As “contas certas”, agora tão faladas, já vêm do tempo da troika. É o equilíbrio orçamental, imposto pelas regras de Bruxelas e pela pressão do BCE. Na base está a ideia, que Paulo Mota considera errada, de que “é através do orçamento equilibrado que se gera confiança e que a partir daí se vai gerar mais investimento privado, mesmo num contexto de baixa procura agregada”.
Sublinha que “isso não se tem visto. Isso não se vê em lado nenhum”. Por isso defende que se puxe pela procura, “mas para puxar pela procura é preciso investir. E num contexto de crise ou de recuperação de diversas crises, o Estado tem de dar o mote”.
“O que nós deveríamos fazer é investir mais, mas vai implicar no imediato, um défice orçamental maior”, defende. São “défices orçamentais maiores no curto prazo, que poderiam gerar mais crescimento económico e que se poderiam pagar a si próprios na forma de défices mais baixos no futuro.”
Acrescenta ainda que “a evidência empírica mostra que os multiplicadores orçamentais do investimento público em áreas estratégicas são bastante elevados em situação de recessão ou de recuperação de crises graves.” Estamos a falar de investimento em tecnologia, na transição digital ou em educação.
No entanto, na prática, estamos a assistir ao oposto: o Banco Central Europeu pressiona os governos para retirarem os apoios à economia e a Comissão Europeia alerta sobre os riscos de derrapagens orçamentais.
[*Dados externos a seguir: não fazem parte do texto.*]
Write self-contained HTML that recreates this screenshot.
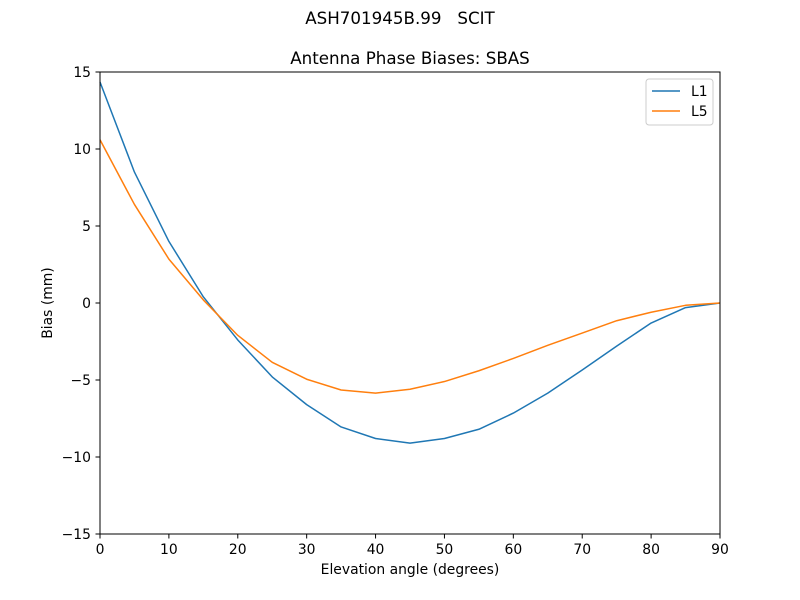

Isto “restringe o crescimento económico e é prejudicial para o investimento público”, diz Paulo Mota.
4 – “A única forma de ultrapassar a crise é através do aumento das exportações”
“É estranho dizer que o crescimento é não sustentado, porque é baseado em consumo”, diz Paulo Mota. “O que são exportações? Exportações significa que estamos a vender produtos e serviços ao exterior e, do outro lado, alguém está a consumir. Exportações são consumo do exterior”, lembra.
O problema, quando apostamos tudo nas exportações para sair do nosso problema económico, quando tentamos crescer à custa do exterior, é que “o exterior pode querer fazer exatamente o mesmo e se tentar fazer o mesmo, nem todos os países podem crescer ao mesmo tempo a partir das exportações”.
“Como dizia Martin Wolf, colunista do Financial Times, o mundo não pode ter um superavit comercial com Marte e nós vivemos todos no mesmo planeta”, cita Paulo Mota.
Em alternativa, o professor da FEP defende “um crescimento equilibrado, que se baseie nas exportações e no dinamismo da competitividade externa, mas também potenciado pela procura interna”.